(Stored items from a collection)
/---

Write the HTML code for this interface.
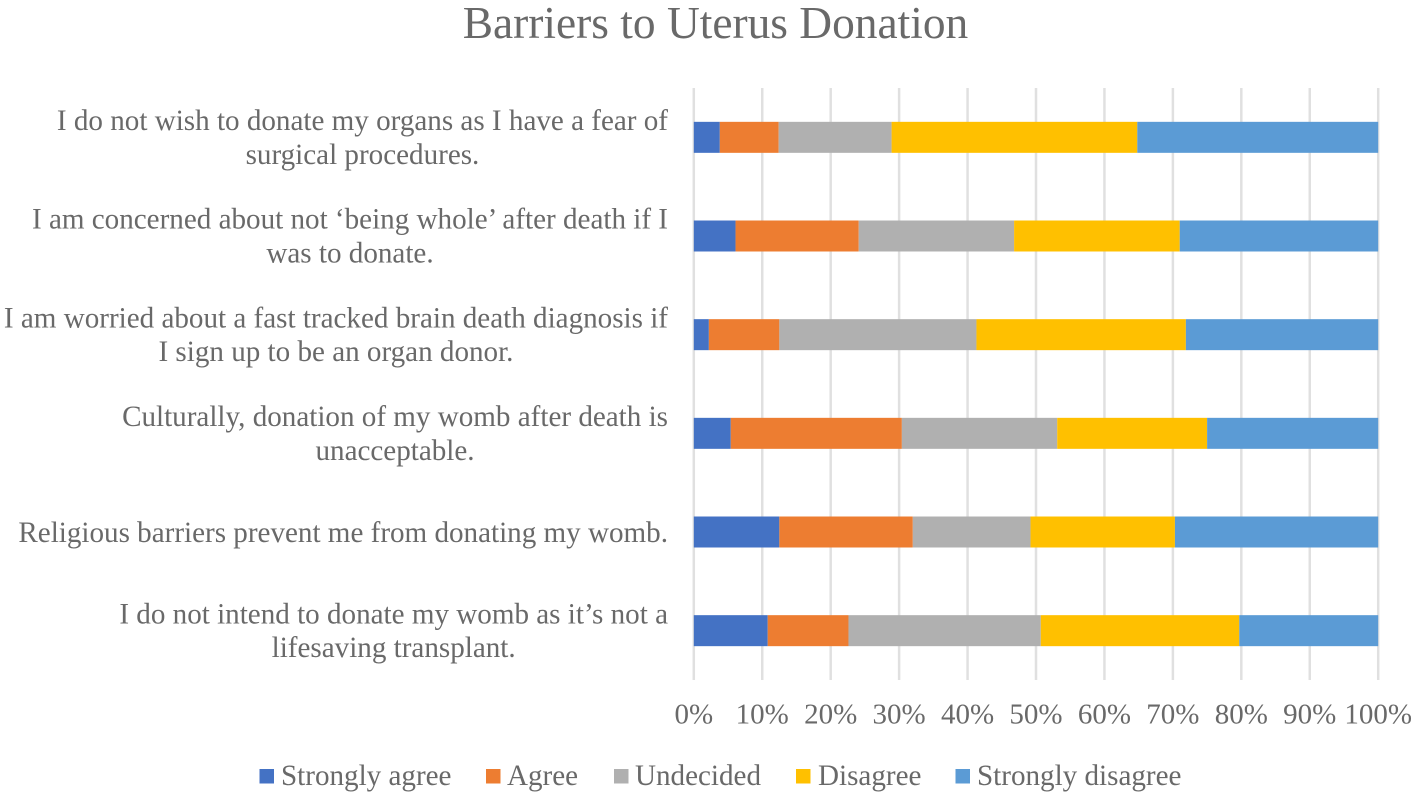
<!DOCTYPE html>
<html>
<head>
<meta charset="utf-8">
<style>
html,body{margin:0;padding:0;background:#fff;}
svg{display:block;}
text{font-family:"Liberation Serif",serif;fill:#696969;}
</style>
</head>
<body>
<svg id="chart" width="1418" height="798" viewBox="0 0 1418 798" xmlns="http://www.w3.org/2000/svg"></svg>
<script>
const categories = [
  ["I do not wish to donate my organs as I have a fear of", "surgical procedures."],
  ["I am concerned about not ‘being whole’ after death if I", "was to donate."],
  ["I am worried about a fast tracked brain death diagnosis if", "I sign up to be an organ donor."],
  ["Culturally, donation of my womb after death is", "unacceptable."],
  ["Religious barriers prevent me from donating my womb."],
  ["I do not intend to donate my womb as it’s not a", "lifesaving transplant."]
];
const seriesNames = ["Strongly agree", "Agree", "Undecided", "Disagree", "Strongly disagree"];
const stronglyAgree = [3.8, 6.1, 2.2, 5.4, 12.5, 10.8];
const agree = [8.6, 18.0, 10.3, 25.0, 19.5, 11.8];
const undecided = [16.5, 22.7, 28.8, 22.7, 17.2, 28.1];
const disagree = [35.9, 24.2, 30.6, 21.9, 21.1, 29.0];
const stronglyDisagree = [35.2, 29.0, 28.1, 25.0, 29.7, 20.3];
const tickLabels = ["0%", "10%", "20%", "30%", "40%", "50%", "60%", "70%", "80%", "90%", "100%"];
const tickValues = [0, 10, 20, 30, 40, 50, 60, 70, 80, 90, 100];
const seriesValues = [stronglyAgree, agree, undecided, disagree, stronglyDisagree];
const seriesColors = ["#4472c4", "#ed7d31", "#b0b0b0", "#ffc000", "#5b9bd5"];

const svg = document.getElementById('chart');
const NS = 'http://www.w3.org/2000/svg';
function make(tag, attrs, txt) {
  const e = document.createElementNS(NS, tag);
  for (const k in attrs) e.setAttribute(k, attrs[k]);
  if (txt !== undefined) e.textContent = txt;
  svg.appendChild(e);
  return e;
}
const x0 = 693.8, x1 = 1378.2, yTop = 88, yBottom = 680;
const labelSize = 29.1;
const xScale = v => x0 + (x1 - x0) * v / 100;
const bandH = (yBottom - yTop) / categories.length;
const yBand = i => yTop + bandH * i + bandH / 2;
const barH = 31;

function widthOf(s) {
  const t = make('text', {'font-size': labelSize, x: 0, y: -100}, s);
  const w = t.getComputedTextLength();
  svg.removeChild(t);
  return w;
}

const title = make('text', {x: 715.5, y: 38, 'text-anchor': 'middle', 'font-size': 45.4}, 'Barriers to Uterus Donation');



tickValues.forEach((v, i) => {
  const g = make('line', {x1: xScale(v), x2: xScale(v), y1: yTop, y2: yBottom, stroke: '#e0e0e0', 'stroke-width': 2.5});
  
  
  const t = make('text', {x: xScale(v), y: 723.5, 'text-anchor': 'middle', 'font-size': 29}, tickLabels[i]);
  
  
});

categories.forEach((lines, i) => {
  const cy = yBand(i);
  lines.forEach((ln, j) => {
    const y = lines.length === 2 ? cy - 7.3 + j * 33.8 : cy + 10;
    const t = make('text', {x: 668, y: y, 'font-size': labelSize, 'text-anchor': 'end'}, ln);
    
    
    if (lines.length === 2 && j === 1) {
      t.setAttribute('text-anchor', 'middle');
      t.setAttribute('x', 668 - widthOf(lines[0]) / 2);
    }
  });
  let acc = 0;
  seriesValues.forEach((vals, s) => {
    const r = make('rect', {x: xScale(acc), y: cy - barH / 2, width: xScale(acc + vals[i]) - xScale(acc), height: barH, fill: seriesColors[s]});
    
    
    acc += vals[i];
  });
});

const legendSwatchX = [259.5, 486, 614, 796, 955.5];
const legendTextX = [281, 507, 635, 818, 977];
seriesNames.forEach((n, i) => {
  const r = make('rect', {x: legendSwatchX[i], y: 769, width: 14.5, height: 14.5, fill: seriesColors[i]});
  
  
  const t = make('text', {x: legendTextX[i], y: 785, 'font-size': labelSize}, n);
  
  
});
</script>
</body>
</html>
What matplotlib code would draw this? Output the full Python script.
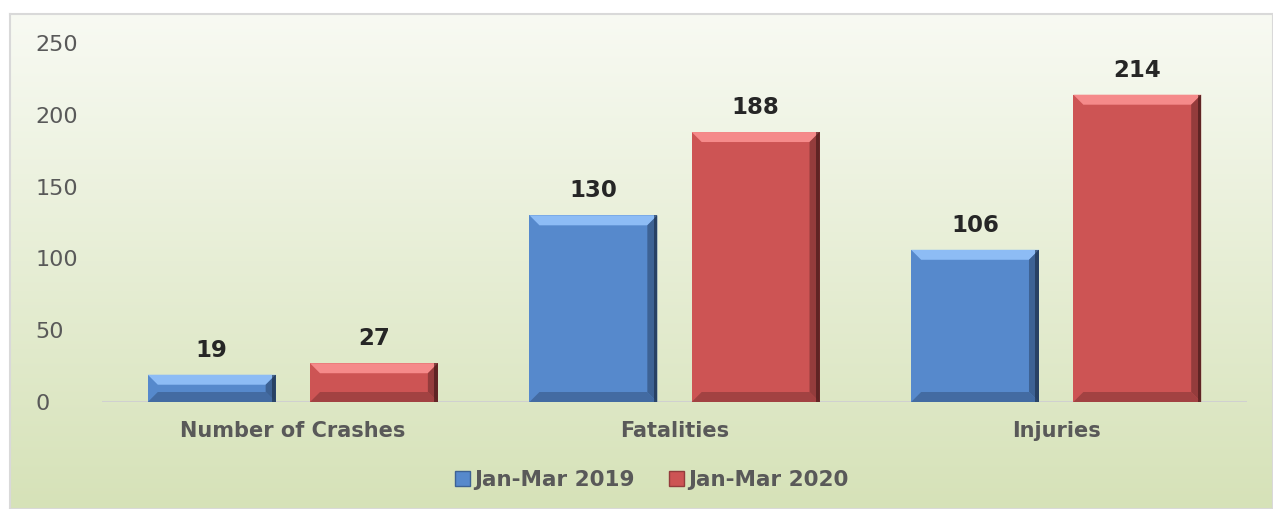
import numpy as np
import matplotlib.pyplot as plt
from matplotlib.patches import Polygon, Rectangle
from matplotlib.colors import to_rgb

categories = ["Number of Crashes", "Fatalities", "Injuries"]
series_names = ["Jan-Mar 2019", "Jan-Mar 2020"]
values_2019 = [19, 130, 106]
values_2020 = [27, 188, 214]
yticks = [0, 50, 100, 150, 200, 250]

W, H = 1273, 509
fig = plt.figure(figsize=(W / 100, H / 100), dpi=100)
fig.patch.set_facecolor("white")

# background panel with vertical gradient
bg = fig.add_axes([10 / W, 0, 1 - 10 / W, 1 - 14 / H], zorder=0)
grad = np.linspace(0, 1, 256).reshape(-1, 1)
top_c = np.array(to_rgb("#f8faf3"))
bot_c = np.array(to_rgb("#d6e2b8"))
img = top_c[None, None, :] * (1 - grad[:, :, None]) + bot_c[None, None, :] * grad[:, :, None]
bg.imshow(img, aspect="auto", extent=[0, 1, 0, 1])
bg.set_xlim(0, 1); bg.set_ylim(0, 1)
bg.set_xticks([]); bg.set_yticks([])
for s in bg.spines.values():
    s.set_color("#d9d9d9")
    s.set_linewidth(1.5)

ax = fig.add_axes([102 / W, 1 - 402 / H, 1145 / W, (402 - 43) / H], zorder=1)
ax.patch.set_alpha(0)
ax.set_xlim(-0.5, len(categories) - 0.5)
ax.set_ylim(0, 250)

x = np.arange(len(categories))
bw = 0.335
off = 0.2125
colors = ["#5689cc", "#cd5454"]
light = ["#8dbcf5", "#f58a8a"]
dark = ["#3d6294", "#943c3c"]
darkest = ["#1a2c45", "#3d1414"]

px_per_x = 1145 / 3.0
px_per_y = (402 - 43) / 250.0
bev_px = 10

def bevel_bar(x0, w, h, i):
    bx = bev_px / px_per_x
    by = bev_px / px_per_y
    by = min(by, h / 2.6)
    x1 = x0 + w
    # top
    ax.add_patch(Polygon([(x0, h), (x1, h), (x1 - bx, h - by), (x0 + bx, h - by)],
                         closed=True, facecolor=light[i], edgecolor="none", zorder=3))
    # right
    ax.add_patch(Polygon([(x1, 0), (x1, h), (x1 - bx, h - by), (x1 - bx, by)],
                         closed=True, facecolor=dark[i], edgecolor="none", zorder=3))
    # bottom
    ax.add_patch(Polygon([(x0, 0), (x1, 0), (x1 - bx, by), (x0 + bx, by)],
                         closed=True, facecolor=dark[i], edgecolor="none", zorder=3, alpha=0.75))
    # right dark edge strip
    ax.add_patch(Rectangle((x1 - bx * 0.35, 0), bx * 0.35, h, facecolor=darkest[i],
                           edgecolor="none", zorder=4, alpha=0.6))

for i, vals in enumerate([values_2019, values_2020]):
    pos = x + (-off if i == 0 else off)
    bars = ax.bar(pos, vals, width=bw, color=colors[i], zorder=2, label=series_names[i])
    for b, v in zip(bars, vals):
        bevel_bar(b.get_x(), b.get_width(), v, i)
        ax.text(b.get_x() + b.get_width() / 2, v + 9, str(v), ha="center", va="bottom",
                fontsize=16.5, fontweight="bold", color="#262626", zorder=5)

ax.axhline(0, color="#d0d0d0", lw=1.5, zorder=1)
for s in ax.spines.values():
    s.set_visible(False)
ax.set_yticks(yticks)
ax.set_yticklabels([str(t) for t in yticks], fontsize=16, color="#595959", ha="left")
ax.tick_params(axis="y", length=0, pad=48)
ax.set_xticks(x)
ax.set_xticklabels(categories, fontsize=15, fontweight="bold", color="#595959")
ax.tick_params(axis="x", length=0, pad=14)

handles = [Rectangle((0, 0), 1, 1, facecolor=colors[i], edgecolor=dark[i]) for i in range(2)]
fig.legend(handles, series_names, loc="center", bbox_to_anchor=(652 / W, 1 - 480 / H),
           ncol=2, frameon=False, prop={"size": 15.5, "weight": "bold"},
           labelcolor="#595959", handlelength=0.7, handleheight=0.7,
           handletextpad=0.2, columnspacing=1.6)

fig.savefig("out.png", dpi=100)
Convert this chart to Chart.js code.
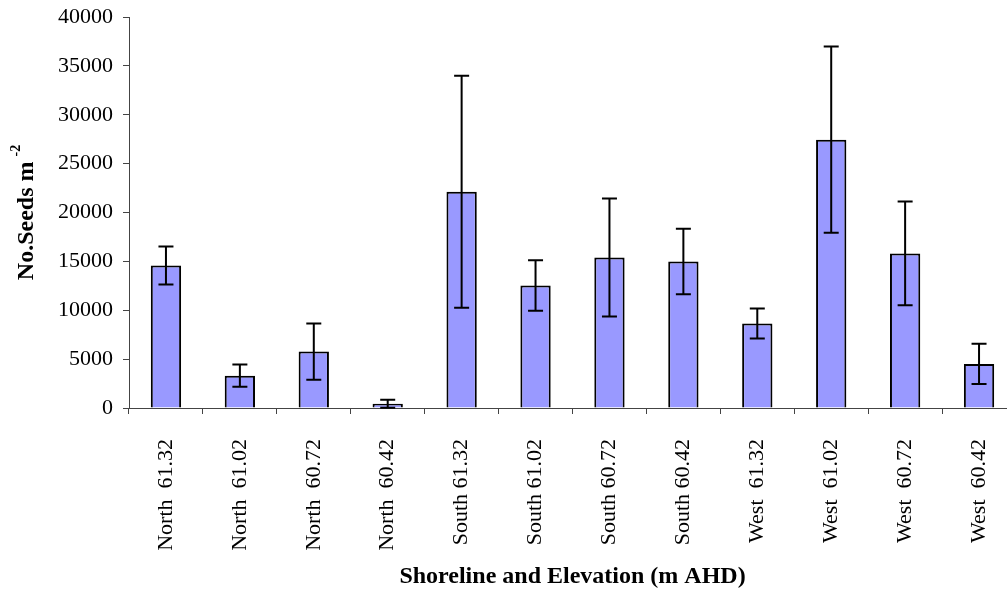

\---

_Given exercise_: Extract every line above that contains the word "this".

_Complete output_:
Write the HTML code for this interface.
What matplotlib code would draw this? Output the full Python script.
Convert this chart to Chart.js code.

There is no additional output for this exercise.